To study O-GlcNAc in a controlled manner, a team led by Professor Stewart at the University of Alabama took slices from the hippocampi of mice and rats. The researchers then induced seizure-like activity in the brain tissue by inhibiting the action of GABA, a neurotransmitter that normally dampens neuronal firing. To test the effect of O-GlcNAc on this tissue, the team then dosed in high levels of GlcN, giving the O-GlcNAc transferase more of its requisite starting material and producing a global increase in O-GlcNac levels. The result of this experiment was promising: Epileptic activity at specific synapses in rodent hippocampi was reduced when O-GlcNAc was increased experimentally. This novel method of “long-term synaptic depression” is an intriguing demonstration of the cascading downstream effects of just a single protein modification.
Since complex machinery underlies the dampening of the over-activation of neurons, a better understanding of the intertwining circuits in the brain is needed in order to appreciate the physiological changes that take place on a molecular level. A microscopic narrative can then be used to ponder the broader, macroscopic changes that occur in the brains of epileptic patients’. People experiencing frequent seizures not only have to deal with direct physical abnormalities but also may be more susceptible to mood disorders, cognitive decline, and anxiety that could inhibit day to day activities.7
It is imperative for further research to explore potential, yet undiscovered therapeutic models based on the current data available regarding epileptic repression in animal models. Indeed, such research may hold the key to developing a more effective drug treatment for epilepsy. Studies have shown that epileptic symptoms may worsen when conventional AEDs are removed in treatment.2 However, the results found by Stewart and colleagues illustrates a more specific biochemical mechanism for seizure formation, allowing future drug designers to evaluate more appropriate drug targets. And, while this research was performed in mouse models, these results is an important step in designing a pharmaceutical drug that can help prevent epilepsy in humans.3
References
1. Fisher RS, Acevedo C, Arzimanoglou A, et al. ILAE official report: a practical clinical definition of epilepsy. Epilepsia 2014;55:475-482.
2. Harden CL. New antiepileptic drugs. Neurology 1994;44:787-787.
3. Kaminski RM, Rogawski MA, Klitgaard H. The potential of antiseizure drugs and agents that act on novel molecular targets as antiepileptogenic treatments. Neurotherapeutics 2014;11:385-400.
4. Liu F, Shi J, Tanimukai H, et al. Reduced O-GlcNAcylation links lower brain glucose metabolism and tau pathology in Alzheimer's disease. Brain 2009;132:1820-1832.
5. Liu Y, Liu F, Grundke‐Iqbal I, Iqbal K, Gong CX. Brain glucose transporters, O‐GlcNAcylation and phosphorylation of tau in diabetes and Alzheimer’s disease. Journal of neurochemistry 2009;111:242-249.

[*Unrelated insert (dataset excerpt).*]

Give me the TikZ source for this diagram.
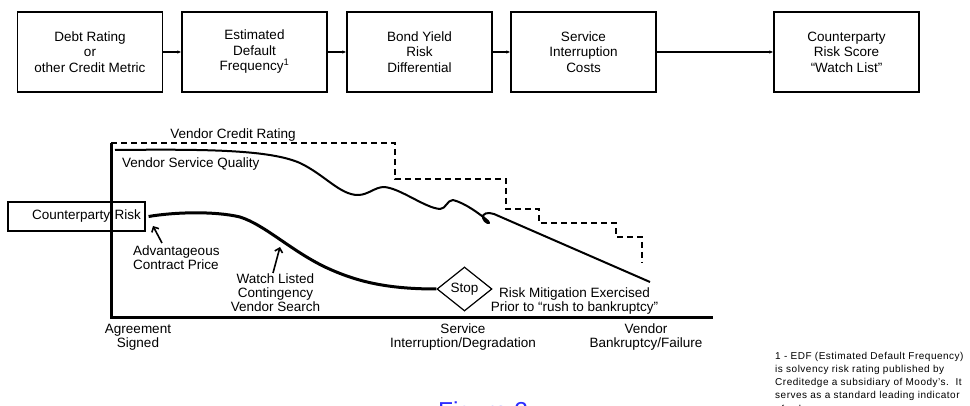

6. Stewart LT, Khan AU, Wang K, et al. Acute increases in protein O-GlcNAcylation dampen epileptiform activity in hippocampus. Journal of Neuroscience 2017:0173-0116.
7. Thapar A, Kerr M, Harold G. Stress, anxiety, depression, and epilepsy: investigating the relationship between psychological factors and seizures. Epilepsy & Behavior 2009;14:134-140.